When I crawled out of bed to wrangle still drying laundry from the rack, Ryan
was curled up on the couch like a cat at Joe’s feet. He had just gone to sleep moments
before. A couple hours later he was the
last one to exit the passport control building.
Instead of walking back to the van, he proceeded to stroll along with the
large group of elderly Brits on a package tour toward their bus. Visions of Beavis and Butthead Do America are
conjured up.
Last night, Night Birds rocked another European cellar
venue. This time in the heart of
Paris. Unlike Switzerland, the place had
a stage built into it and sitting on a spring system for reasons unbeknownst to
the author. It shook continuously during
their set. Ryan, unaware of this unique
set-up sped through the set as fast as he could for fear that the whole damn
thing was about to fall over and kill them.

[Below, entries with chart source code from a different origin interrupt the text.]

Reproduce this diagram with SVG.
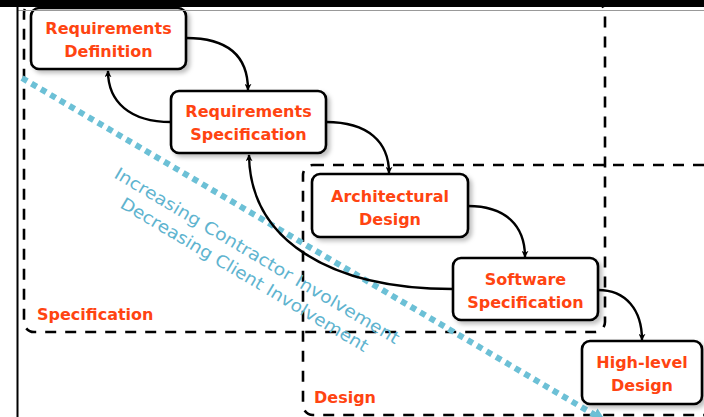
<svg xmlns="http://www.w3.org/2000/svg" width="704" height="417" viewBox="0 0 704 417">
<defs>
<style>
.box{fill:none;stroke:#000;stroke-width:2.6;stroke-dasharray:11 9}
.node rect{fill:#fff;stroke:#000;stroke-width:2.6}
.nt{font-family:"DejaVu Sans",sans-serif;font-weight:bold;font-size:16px;fill:#ff4411;text-anchor:middle}
.lbl{font-family:"DejaVu Sans",sans-serif;font-weight:bold;font-size:16px;fill:#ff4411}
.bt{font-family:"DejaVu Sans",sans-serif;font-size:17px;fill:#5fb4cf}
.conn path{fill:none;stroke:#000;stroke-width:2.4}
</style>
<filter id="sh" x="-10%" y="-10%" width="130%" height="140%">
<feDropShadow dx="3" dy="3" stdDeviation="2" flood-color="#000" flood-opacity="0.25"/>
</filter>
<marker id="ah" viewBox="0 0 10 10" refX="9" refY="5" markerWidth="7" markerHeight="7" orient="auto" markerUnits="userSpaceOnUse">
<path d="M0,0 L10,5 L0,10 L3,5 z" fill="#000"/>
</marker>
<marker id="bh" viewBox="0 0 10 10" refX="5" refY="5" markerWidth="14" markerHeight="14" orient="auto" markerUnits="userSpaceOnUse">
<path d="M0,0 L10,5 L0,10 z" fill="#6cc0d6"/>
</marker>
</defs>
<rect width="704" height="417" fill="#fff"/>

<g id="phases">
<rect class="box" x="24" y="3" width="581" height="329" rx="10"/>
<rect class="box" x="303" y="165" width="430" height="250" rx="10"/>
<text class="lbl" x="37" y="320">Specification</text>
<text class="lbl" x="314" y="403">Design</text>
</g>

<g id="trend">
<line x1="22" y1="78" x2="600" y2="418" stroke="#6cc0d6" stroke-width="6" stroke-dasharray="6 5" marker-end="url(#bh)"/>
<text class="bt" transform="translate(113,177) rotate(30.7)" textLength="328" lengthAdjust="spacingAndGlyphs">Increasing Contractor Involvement</text>
<text class="bt" transform="translate(119,207) rotate(30.7)" textLength="285" lengthAdjust="spacingAndGlyphs">Decreasing Client Involvement</text>
</g>

<g id="connectors" class="conn">
<path d="M186,38 C230,38 248,58 248,90" marker-end="url(#ah)"/>
<path d="M171,122 C130,122 108,102 108,71" marker-end="url(#ah)"/>
<path d="M326,122 C368,122 389,142 389,173" marker-end="url(#ah)"/>
<path d="M453,289 C330,289 250,240 249,155" marker-end="url(#ah)"/>
<path d="M468,206 C506,206 525,226 525,257" marker-end="url(#ah)"/>
<path d="M598,290 C626,290 642,310 642,340" marker-end="url(#ah)"/>
</g>

<g id="req-def" class="node">
<rect x="31" y="8" width="155" height="61" rx="8" filter="url(#sh)"/>
<text class="nt" x="108.5" y="34">Requirements</text>
<text class="nt" x="108.5" y="57">Definition</text>
</g>
<g id="req-spec" class="node">
<rect x="171" y="91" width="155" height="62" rx="8" filter="url(#sh)"/>
<text class="nt" x="248.5" y="117">Requirements</text>
<text class="nt" x="248.5" y="140">Specification</text>
</g>
<g id="arch-design" class="node">
<rect x="312" y="174" width="156" height="63" rx="8" filter="url(#sh)"/>
<text class="nt" x="390" y="202">Architectural</text>
<text class="nt" x="390" y="225">Design</text>
</g>
<g id="sw-spec" class="node">
<rect x="453" y="258" width="145" height="62" rx="8" filter="url(#sh)"/>
<text class="nt" x="525.5" y="285">Software</text>
<text class="nt" x="525.5" y="308">Specification</text>
</g>
<g id="hl-design" class="node">
<rect x="582" y="341" width="120" height="63" rx="8" filter="url(#sh)"/>
<text class="nt" x="642" y="368">High-level</text>
<text class="nt" x="642" y="391">Design</text>
</g>

<g id="frame">
<rect x="0" y="0" width="704" height="7" fill="#000"/>
<line x1="17" y1="10.5" x2="704" y2="10.5" stroke="#999" stroke-width="1"/>
<line x1="17.5" y1="7" x2="17.5" y2="417" stroke="#000" stroke-width="2"/>
</g>
</svg>
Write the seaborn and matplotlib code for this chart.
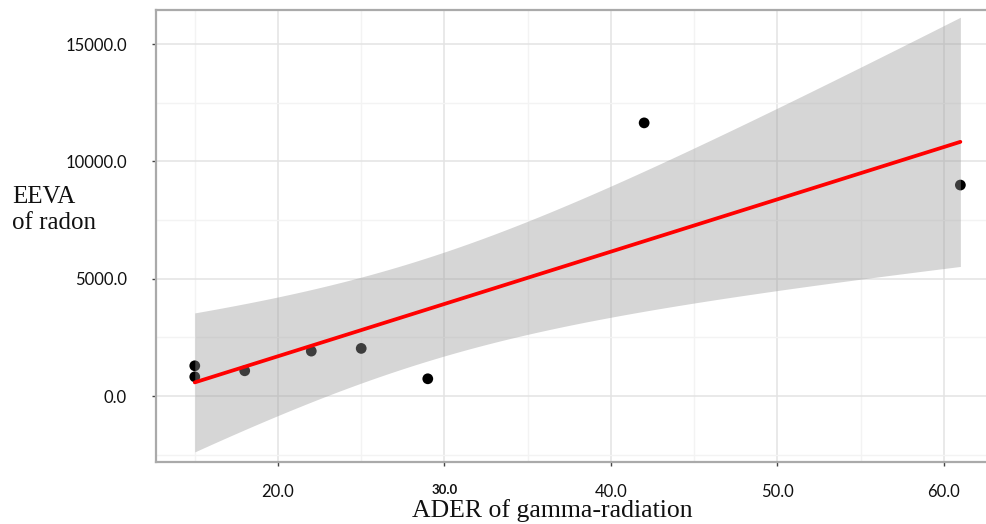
import numpy as np
import matplotlib.pyplot as plt
import seaborn as sns
from matplotlib.ticker import MultipleLocator

# values
ader = [15.0, 15.0, 18.0, 22.0, 25.0, 29.0, 42.0, 61.0]
eeva = [1290, 820, 1077, 1915, 2030, 736, 11640, 8991]
x_ticks = [20.0, 30.0, 40.0, 50.0, 60.0]
y_ticks = [0.0, 5000.0, 10000.0, 15000.0]

sns.set_style("white")
plt.rcParams['font.family'] = ['Lato', 'DejaVu Sans']

fig = plt.figure(figsize=(9.87, 5.24), dpi=100)
ax = fig.add_axes([156 / 987, 62 / 524, 1 - 156 / 987, (462 - 10) / 524])

# grid
ax.xaxis.set_minor_locator(MultipleLocator(5))
ax.yaxis.set_minor_locator(MultipleLocator(2500))
ax.grid(True, which='major', color='#e3e3e3', lw=1.1, zorder=0)
ax.grid(True, which='minor', color='#f3f3f3', lw=1.0, zorder=0)
ax.set_axisbelow(True)

# points first, the band is laid over them (ggplot style)
sns.scatterplot(x=ader, y=eeva, color='black', s=60, edgecolor='none', ax=ax, zorder=2)

# 95% confidence band of the linear fit
x = np.array(ader)
y = np.array(eeva)
n = len(x)
b, a = np.polyfit(x, y, 1)
resid = y - (a + b * x)
s = np.sqrt(np.sum(resid ** 2) / (n - 2))
sxx = np.sum((x - x.mean()) ** 2)
xs = np.linspace(x.min(), x.max(), 200)
fit = a + b * xs
half = 2.447 * s * np.sqrt(1 / n + (xs - x.mean()) ** 2 / sxx)
ax.fill_between(xs, fit - half, fit + half, color='#999999', alpha=0.4, lw=0, zorder=3)

sns.regplot(x=ader, y=eeva, scatter=False, ci=None, truncate=True, ax=ax,
            line_kws={'color': 'red', 'lw': 2.7, 'zorder': 4})

ax.set_xlim(12.67, 62.6)
ax.set_ylim(-2810, 16450)
ax.set_xticks(x_ticks)
ax.set_yticks(y_ticks)
ax.set_xticklabels([f"{v:.1f}" for v in x_ticks], fontsize=12, color='#111111')
ax.set_yticklabels([f"{v:.1f}" for v in y_ticks], fontsize=12, color='#111111')
lbl = ax.get_xticklabels()[1]
lbl.set_fontweight('bold')
lbl.set_fontsize(9.5)
ax.tick_params(axis='x', which='major', length=3, width=1, color='#444444', pad=13, bottom=True)
ax.tick_params(axis='y', which='major', length=3, width=1, color='#444444', pad=18, left=True)
ax.tick_params(which='minor', length=0)
ax.set_xlabel('')
ax.set_ylabel('')

for side in ['left', 'top', 'bottom']:
    ax.spines[side].set_visible(True)
    ax.spines[side].set_color('#aaaaaa')
    ax.spines[side].set_linewidth(1.6)
ax.spines['right'].set_visible(False)

fig.text(12 / 987, 1 - 210 / 524, 'EEVA\nof radon', family='Liberation Serif',
         fontsize=18, ha='left', va='center', linespacing=1.2, color='#111111')
fig.text(552 / 987, 1 - 517 / 524, 'ADER of gamma-radiation', family='Liberation Serif',
         fontsize=18.5, ha='center', va='baseline', color='#111111')

fig.savefig('out.png', dpi=100)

For his birthday, Brian got the privilege of breaking up the tour’s
first almost fight. For whatever reason,
there was some mosh police at this show.
Fuck ‘em. Have fun and in the
immortal words of Bill and Ted “be excellent to one another.”
Tonight, Night Birds hit London. If only we could get through this fucking
traffic and the author could relieve his stressed bladder. Tonight also starts the final wave of this tour
featuring several discombobulating nights of no sleep and rare opportunities
for daytime napping. In that sense, Ryan
(aka The Wormwood Kid) skipping sleep last night and spending the afternoon in
the loft was a step ahead of the rest of us.